I medici di famiglia: vecchi e senza eredi
I medici di famiglia sono una categoria dall’età media molto alta (uno su tre ha oltre 66 anni), che si avvia quindi a un ricambio generazionale importante. Ci sono però problemi a reclutare giovani, visto che questa è una delle attività meno scelte dai neo laureati. Aumentano così il numero di pazienti in carico a ogni dottore e di conseguenza, anche a causa di una burocrazia sempre più invadente, è spesso difficile ottenere una visita o anche solo un consulto telefonico. I medici generici sono convenzionati con le Asl e tutte le Regioni hanno di nuovo chiesto al governo una riforma che li faccia passare alle dipendenze, per avere un maggiore controllo sulla loro attività anche in vista dell’apertura delle Case di comunità previste dal Pnrr. I sindacati di categoria, salvo rare eccezioni, sono però contrari a questa ipotesi e da anni fanno azione di lobby anche sul parlamento per bloccarla.

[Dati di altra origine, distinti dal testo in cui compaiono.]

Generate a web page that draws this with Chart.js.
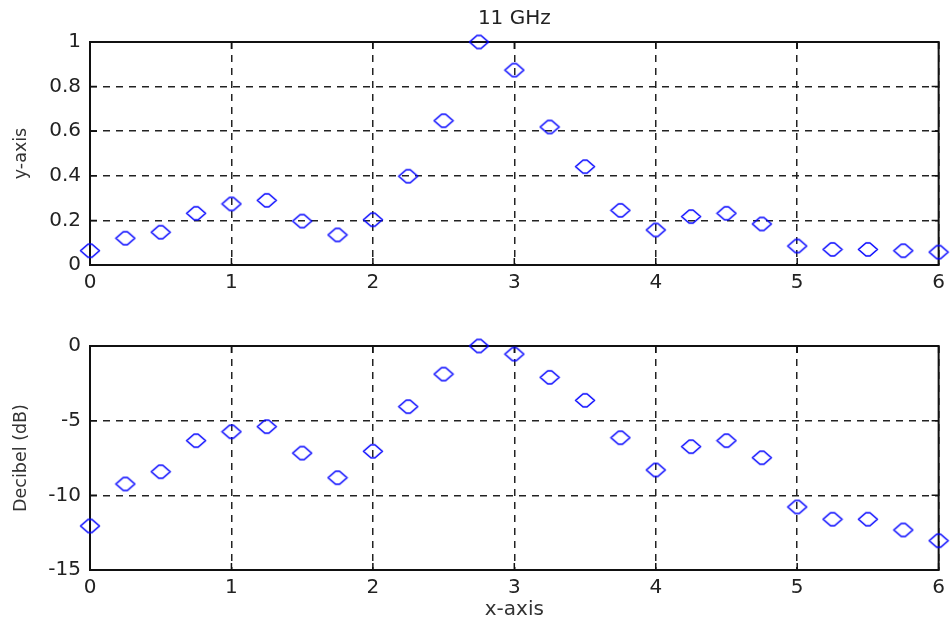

Idea Case di comunità ma il personale non c’è
L’assistenza territoriale non la fanno solo i medici di famiglia e in Italia è molto carente. Per i cittadini è difficile, e in certe Regioni impossibile, ottenere dalla Asl, ad esempio, un controllo domiciliare per un anziano che ha problemi cronici o che è da poco stato dimesso dall’ospedale. Mancano infermieri, fisioterapisti e specialisti che vadano a casa ma anche che ricevano in strutture dedicate al di fuori degli ospedali. Per questo nel Pnrr si punta molto sulle Case di comunità, che dovrebbero appunto riunire varie professionalità per dare una risposta completa ai bisogni di pazienti, evitando il ricovero. Il Pnrr però dà soldi per le strutture e non per il personale ed è necessario pensare a una riforma complessiva che coinvolga anche tutti lavoratori sanitari. Un ruolo la potrebbe avere anche la telemedicina, altro settore sul quale si investirà ma che parte da forti limiti strutturali.
Tempi troppo lunghi: c’è chi rinuncia alle cure
Le liste di attesa sono un altro grande nodo della sanità italiana. Dopo il Covid non si è riusciti a recuperare l’attività perduta negli anni della pandemia. C’è stato così un forte incremento della domanda e praticamente non esiste regione dove i cittadini non si trovino davanti tempi lunghissimi per alcune attività specialistiche, cioè visite ed esami. In questo campo e in particolare per esami come tac e risonanze, pesa anche l’inappropriatezza. Si stima che il 40% delle richieste non sia motivata dalle condizioni di salute del cittadino. Dietro a queste prescrizioni c’è spesso la medicina difensiva dei medici. E mentre persone che non hanno bisogno della prestazione occupano posti, coloro per i quali è davvero necessaria rischiano di attendere tempi biblici prima di essere chiamati. Chi ha i soldi va quindi nel privato o in intramoenia. Chi non ne ha aspetta o rinuncia… fino al camposanto.